I have an overactive sense of empathy…generally. It can be debilitating. I hate listening to and reading the news because every awful story becomes my story. Every heartache is my heartache. Every hurting child is my hurting child. And truly deplorable acts…they just get written on my heart and stay with me like a sickness. It gets in the way at work; it makes me indecisive as I, at times, over-value others’ opinions. I want everyone to win. And, sometimes I can’t make a tough decision even when it’s the best one if I know it will negatively impact others (or their opinion of me).
But it is something that makes me uniquely me–it is, I am assured, how God intended me to be. It’s the essence de Rhonda…my “squooshy”. My OEG (overactive empathy gland) makes me care deeply about my impact on others. It makes me a good citizen. I tend to be considerate–sometimes to a fault–thinking about what others need. When I hear a debated topic, I am interested in how the opposing point of view came to be. I dislike when a dissenting opinion is dismissed–I want to understand why the other person thinks differently, even when I disagree. People truly fascinate me–and that comes through in many of my relationships. The extra room in my heart for others is something that, I think, comes through in my relationships……..most of the time. At least sometimes. Once in a while?
Not all the time though; sometimes I’m a closed-minded troll. Sometimes all I can see is me and all I can think about is the righteousness in my own opinion.

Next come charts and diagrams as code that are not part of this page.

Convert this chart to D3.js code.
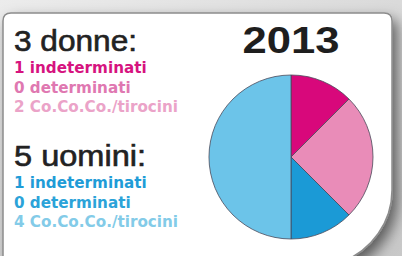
<!DOCTYPE html>
<html>
<head>
<meta charset="utf-8">
<script src="https://cdn.jsdelivr.net/npm/d3@7"></script>
<style>
  html, body { margin: 0; padding: 0; background: #e4e4e4; }
  svg { display: block; }
</style>
</head>
<body>
<div id="chart"></div>
<script>

var year = "2013";

var categories = ["indeterminati", "determinati", "Co.Co.Co./tirocini"];
var donne = [1, 0, 2],
	uomini = [1, 0, 4];

var groupLabels = ["donne", "uomini"];

var pinkColors = ["#d6137f", "#df78b1", "#eba3c8"],
	blueColors = ["#1f9cd7", "#2ba3d9", "#83cbe8"];

var sliceColors = ["#d8087b", "#d8087b", "#e98cb8", "#1b9ad6", "#1b9ad6", "#6cc4e9"];

var width = 402,
	height = 256;

var svg = d3.select("#chart")
	.append("svg")
	.attr("width", width)
	.attr("height", height);

var defs = svg.append("defs");

// background gradient
var bg = defs.append("linearGradient")
	.attr("id", "bg")
	.attr("x1", 0).attr("y1", 0)
	.attr("x2", 1).attr("y2", 1);
bg.append("stop").attr("offset", "0%").attr("stop-color", "#ececec");
bg.append("stop").attr("offset", "100%").attr("stop-color", "#c8c8c8");

var shadow = defs.append("filter")
	.attr("id", "shadow")
	.attr("x", "-20%").attr("y", "-20%")
	.attr("width", "140%").attr("height", "140%");
shadow.append("feDropShadow")
	.attr("dx", 5).attr("dy", 7)
	.attr("stdDeviation", 7)
	.attr("flood-color", "#000")
	.attr("flood-opacity", 0.55);

svg.append("rect")
	.attr("width", width)
	.attr("height", height)
	.attr("fill", "url(#bg)");

// card with rounded top corners and a wide bottom-right curve
var card = d3.path();
card.moveTo(3, 262);
card.lineTo(3, 21);
card.quadraticCurveTo(3, 13, 11, 13);
card.lineTo(384, 13);
card.quadraticCurveTo(392, 13, 392, 21);
card.lineTo(392, 190);
card.bezierCurveTo(392, 222, 372, 250, 342, 262);
card.closePath();

svg.append("path")
	.attr("d", card.toString())
	.attr("fill", "#fff")
	.attr("stroke", "#8c8c8c")
	.attr("stroke-width", 1.5)
	.attr("filter", "url(#shadow)");

// legend text
var blocks = [
	{ total: d3.sum(donne), label: groupLabels[0], values: donne, colors: pinkColors, y: 51 },
	{ total: d3.sum(uomini), label: groupLabels[1], values: uomini, colors: blueColors, y: 166 }
];

blocks.forEach(function(b) {
	svg.append("text")
		.attr("x", 14)
		.attr("y", b.y)
		.attr("font-family", "Liberation Sans, Arial, sans-serif")
		.attr("font-size", 29)
		.attr("fill", "#222")
		.attr("stroke", "#222")
		.attr("stroke-width", 0.6)
		.attr("textLength", b.label == "donne" ? 123 : 132)
		.attr("lengthAdjust", "spacingAndGlyphs")
		.text(b.total + " " + b.label + ":");

	svg.selectAll(null)
		.data(b.values)
		.enter()
		.append("text")
		.attr("x", 14)
		.attr("y", function(d, i) { return b.y + 22 + i * 19.5; })
		.attr("font-family", "DejaVu Sans, Verdana, sans-serif")
		.attr("font-weight", "bold")
		.attr("font-size", 15.2)
		.attr("fill", function(d, i) { return b.colors[i]; })
		.text(function(d, i) { return d + " " + categories[i]; });
});

// year
svg.append("text")
	.attr("x", 291)
	.attr("y", 53)
	.attr("text-anchor", "middle")
	.attr("font-family", "Liberation Sans, Arial, sans-serif")
	.attr("font-weight", "bold")
	.attr("font-size", 36)
	.attr("fill", "#1e1e1e")
	.attr("textLength", 97)
	.attr("lengthAdjust", "spacingAndGlyphs")
	.text(year);

// pie
var pieData = donne.concat(uomini);

var pie = d3.pie()
	.sort(null)
	.value(function(d) { return d; });

var arc = d3.arc()
	.innerRadius(0)
	.outerRadius(82);

var g = svg.append("g")
	.attr("transform", "translate(291,157)");

g.selectAll("path")
	.data(pie(pieData))
	.enter()
	.append("path")
	.attr("d", arc)
	.attr("fill", function(d, i) { return sliceColors[i]; })
	.attr("stroke", "#4a4a5a")
	.attr("stroke-width", function(d) { return d.value > 0 ? 0.8 : 0; });

</script>
</body>
</html>
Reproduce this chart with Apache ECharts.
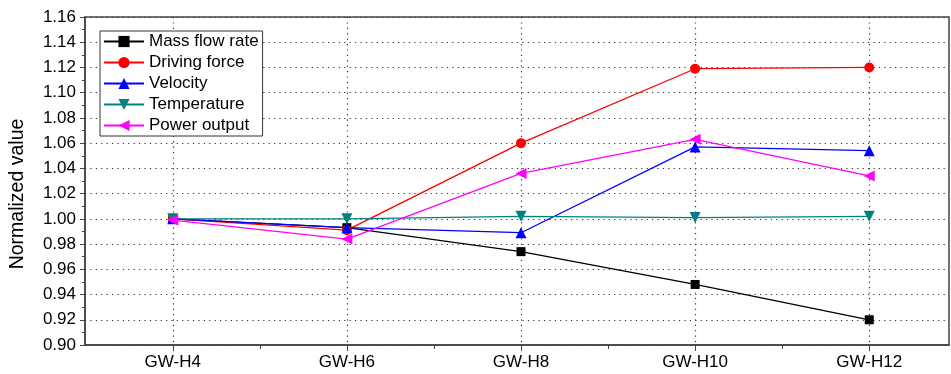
<!DOCTYPE html>
<html>
<head>
<meta charset="utf-8">
<script src="https://cdn.jsdelivr.net/npm/echarts@6/dist/echarts.min.js"></script>
<style>
html,body{margin:0;padding:0;background:#fff;}
#chart{width:951px;height:374px;}
</style>
</head>
<body>
<div id="chart"></div>
<script>
var categories = ['GW-H4', 'GW-H6', 'GW-H8', 'GW-H10', 'GW-H12'];
var massFlowRate = [1.000, 0.993, 0.974, 0.948, 0.920];
var drivingForce = [1.000, 0.991, 1.060, 1.119, 1.120];
var velocity = [1.000, 0.993, 0.989, 1.057, 1.054];
var temperature = [1.000, 1.000, 1.002, 1.001, 1.002];
var powerOutput = [0.999, 0.984, 1.036, 1.063, 1.034];

function pts(arr) { return arr.map(function (v, i) { return [i, v]; }); }
var idx = categories.map(function (c, i) { return i; });
var halfIdx = idx.slice(0, -1).map(function (i) { return i + 0.5; });
var FONT = '"Liberation Sans", Arial, sans-serif';
var AX = '#444';
var DOT = { type: [1.2, 4.2], color: '#333', width: 1.2 };

var chart = echarts.init(document.getElementById('chart'));
function mk(name, data, color, symbol, size, rot) {
  return {
    name: name, type: 'line', data: pts(data),
    symbol: symbol, symbolSize: size, symbolRotate: rot || 0,
    lineStyle: { color: color, width: 1.3 },
    itemStyle: { color: color },
    animation: false
  };
}
chart.setOption({
  animation: false,
  grid: { left: 83, top: 17, right: 2, bottom: 29, show: true, borderColor: AX, borderWidth: 1.5, backgroundColor: 'transparent' },
  legend: {
    orient: 'vertical', left: 100, top: 31,
    backgroundColor: '#fff', borderColor: '#333', borderWidth: 1,
    padding: [2, 4, 2, 3], itemWidth: 40, itemHeight: 14, itemGap: 4,
    textStyle: { fontFamily: FONT, fontSize: 17, color: '#000' },
    data: ['Mass flow rate', 'Driving force', 'Velocity', 'Temperature', 'Power output']
  },
  xAxis: [{
    type: 'value', min: -0.504, max: 4.458,
    axisLine: { show: true, onZero: false, lineStyle: { color: AX, width: 1.5 } },
    axisTick: { show: true, inside: false, length: 6, customValues: idx, lineStyle: { color: AX } },
    axisLabel: { customValues: idx, margin: 9, fontFamily: FONT, fontSize: 17, color: '#000',
      formatter: function (v) { return categories[Math.round(v)]; } },
    splitLine: { show: true, lineStyle: DOT }
  }, {
    type: 'value', min: -0.504, max: 4.458, position: 'bottom',
    axisLine: { show: false, onZero: false },
    axisTick: { show: true, inside: false, length: 4, customValues: halfIdx, lineStyle: { color: AX } },
    axisLabel: { show: false },
    splitLine: { show: false }
  }],
  yAxis: {
    type: 'value', min: 0.90, max: 1.16, interval: 0.02,
    name: 'Normalized value', nameLocation: 'middle', nameGap: 57,
    nameTextStyle: { fontFamily: FONT, fontSize: 19.5, color: '#000', padding: [0, 0, 0, -26] },
    axisLine: { show: true, onZero: false, lineStyle: { color: AX, width: 1.5 } },
    axisTick: { show: true, inside: false, length: 5, lineStyle: { color: AX } },
    minorTick: { show: true, splitNumber: 2, length: 3, lineStyle: { color: AX } },
    axisLabel: { margin: 9, fontFamily: FONT, fontSize: 17, color: '#000',
      formatter: function (v) { return v.toFixed(2); } },
    splitLine: { show: true, lineStyle: DOT }
  },
  series: [
    mk('Mass flow rate', massFlowRate, '#000000', 'rect', 9),
    mk('Driving force', drivingForce, '#ff0000', 'circle', 10),
    mk('Velocity', velocity, '#0000ff', 'triangle', 11),
    mk('Temperature', temperature, '#008080', 'triangle', 11, 180),
    mk('Power output', powerOutput, '#ff00ff', 'triangle', 11, 90)
  ]
});
</script>
</body>
</html>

My teenager is amazing. He has “the squishy” too. But sometimes he disappoints me…and when he does, I am most certainly not big-in-heart and open-in-mind. I’m pissed off mama bear (all 3: potential tribal name choices for me). I’m angry. I can’t believe he did what he did or said what he said. And my husband? Also kind of amazing in his own right; he demonstrates unconditional love for his wife unlike any man I’ve ever met. Annnnnnnnd….also make Hulk angry. Make Hulk smash. When I am angry, I feel…..superior. And smug. Like the person I am upset with is unenlightened and not smart enough to understand what I understand. Husband likes to use the word ‘elitist’ in describing mid-argument-Rhonda. I do come around eventually, but in the heat of the argument…….well, he isn’t wrong.
So. How can I be OEG-me and elitist, blind-to-your-perspective-me? What triggers the empathy and what obscures it?
It’s personal offense; personal investment. It’s thinking of myself before others.
When my teenager screws up, he needs to know he screwed up. But he also needs to know that it’s normal to do so. And that there may be consequences (either natural or contrived-by-mama-bear) but that I still love him and believe in him. Sometimes, I fail him there. I get heavy on the consequences and the yelling and flailing of the arms and light on the love and belief…because I get lost in thinking about me. How unfair is it to me that I have to keep parenting the same issue? I have too much demanded of me as it is. I don’t know how to do this, it isn’t fair. And so it goes…the spiral of self-centered complaints.
I voted today (cuz #SusanBAnthony btchz!) and I voted for Hillary. I will disappoint some friends by saying I did not vote for her because I’m a huge fan. I think she’s highly qualified and would do well in keeping the country safe. And I think the Anti-Hillary movement is more rhetoric than fact (no comments needed supporting either side). I respect her. But I voted for her, mostly, because Donald Trump offends me at a core and visceral level. I am embarrassed by what he says on the world stage. He’s a bully. He targets the disenfranchised. My heart hurts when he stokes that base and awful fear in our people about brown people (Mexicans…Muslims). He’s reckless and irresponsible. And the way he talked about women, on the campaign trail alone this year (not just 10 years ago), made me feel sick to my stomach. And angry. And personally attacked. When I learned today that a handful of close friends that I feel a particularly high level of respect for told me they voted for him, I felt crushed. I felt a little devastated. I felt personally offended. And, I did not take a breath to hear the other perspective. OEG did not activate, because, frankly I didn’t care. In those moments, all I could see was me and all I could inventory were the wounds which I perceived to be inflicted on me by their actions. But I was wrong. I’m still offended, but I was wrong to not stop and listen. To not try to understand how people with qualities I esteemed enough to give them my respect could make the decisions they made, (whether I continue to find them questionable or not).
Tomorrow, we will go to work and this deplorable, awful, wretched, vomit-inducing election year will be behind us. Half of us will be pleased, half will feel crest-fallen. Some even truly fearful of the future. But all of us are still an ‘us’. We are not 2 sets of ‘them’–don’t be fooled. And we owe each other the dignity of stopping and listening and attempting a little empathy.